Under the terms of the Share Exchange detailed in Item 2.01, control of the Company was transferred to the previous shareholders of Plandaí Biotechnology South Africa (Pty) Ltd. and are held by Plandaí Biotechnology, Inc., a Nevada corporation, which now controls 100,000 shares of Series D Preferred Stock, which is convertible into 75% of the post conversion issued and outstanding shares of common stock and which has voting rights equivalent to the number of shares into which the Series D Preferred is convertible. This transaction transferred control of the Company to Plandaí Biotechnology, Inc., which has majority voting control on all shareholder matters.
Item 5.02 Departure of Directors or Certain Officers; Election of Directors; Appointment of Certain Officers; Compensatory Arrangements of Certain Officers.
On December 31, 2016, the Company accepted the resignation of David Lewis as Interim Chief Executive Officer. Mr. Lewis remains on the Board of Directors.
Under the terms of the Share Exchange detailed in Item 2.01, the shareholders of Plandaí Biotechnology South Africa were permitted to nominate representatives to serve on the Board of Directors. Accordingly, on December 31, 2016, the Company appointed Roger Baylis-Duffield to the Board of Directors and to serve as the Chief Executive Officer of the Company.

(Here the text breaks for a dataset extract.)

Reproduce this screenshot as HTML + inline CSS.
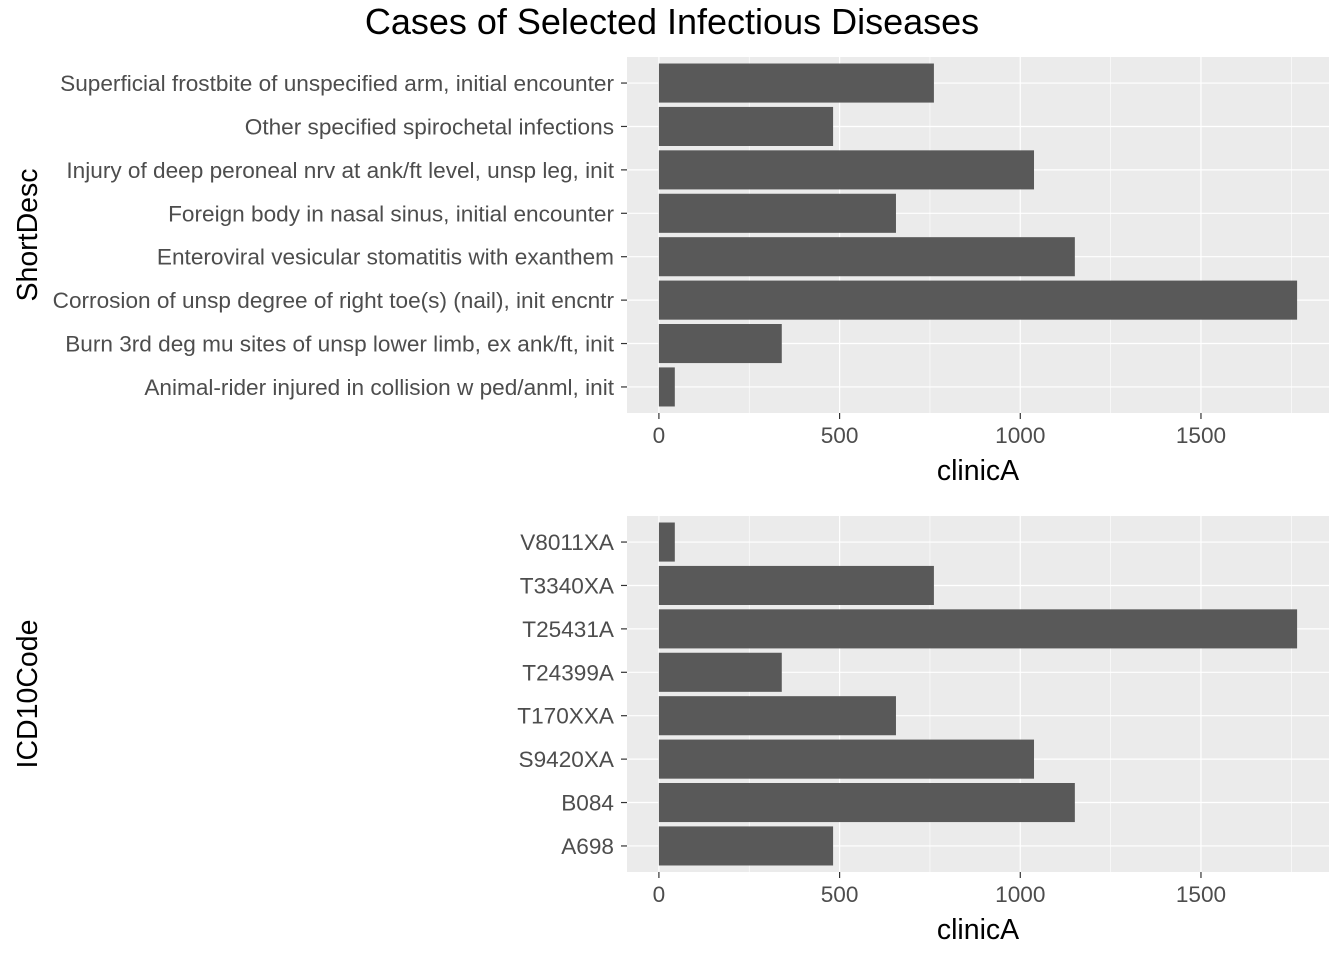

Mr. Baylis-Duffield is Chairman and Chief Executive Officer of Plandaí Biotechnology Inc. which he co-founded 2001 as a private Irish research company, Global Energy Solutions Corporation Limited, which merged into Plandaí in 2011. Mr. Baylis-Duffield has spent the last two decades developing the scientific platform of the Plandaí science through research and development programs in various parts of the world. In 2014, the Plandaí proprietary hydrodynamic processing system was commercialized at the Senteeko tea estate, South Africa. He has been involved with the science through many research and development programs with academic institutions, including three South African universities namely, North West University Department of Pharmacology, University of Cape Town and the University of Pretoria. Prior published research was conducted in the USA with the University of Washington and the USDA, Albany California. Mr. Baylis-Duffield is not related to any other director, executive officer, or person nominated or chosen by the registrant to become a director or executive officer. There are no arrangements or understandings, written, implicit or implied, between Mr. Baylis-Duffield and any other persons pursuant to which such he was selected as a director. Mr. Duffield was appointed Chairman of the Board of Directors by the other director and will serve in that capacity until the next meeting of shareholders. Mr. Baylis-Duffield is not a party to any contracts, arrangements, agreements or other materials obligations of the Registrant. As Chief Executive Officer, Mr. Baylis-Duffield has agreed to an annual compensation of $90,000. There are no benefits or stock awards connected with his compensation arrangement.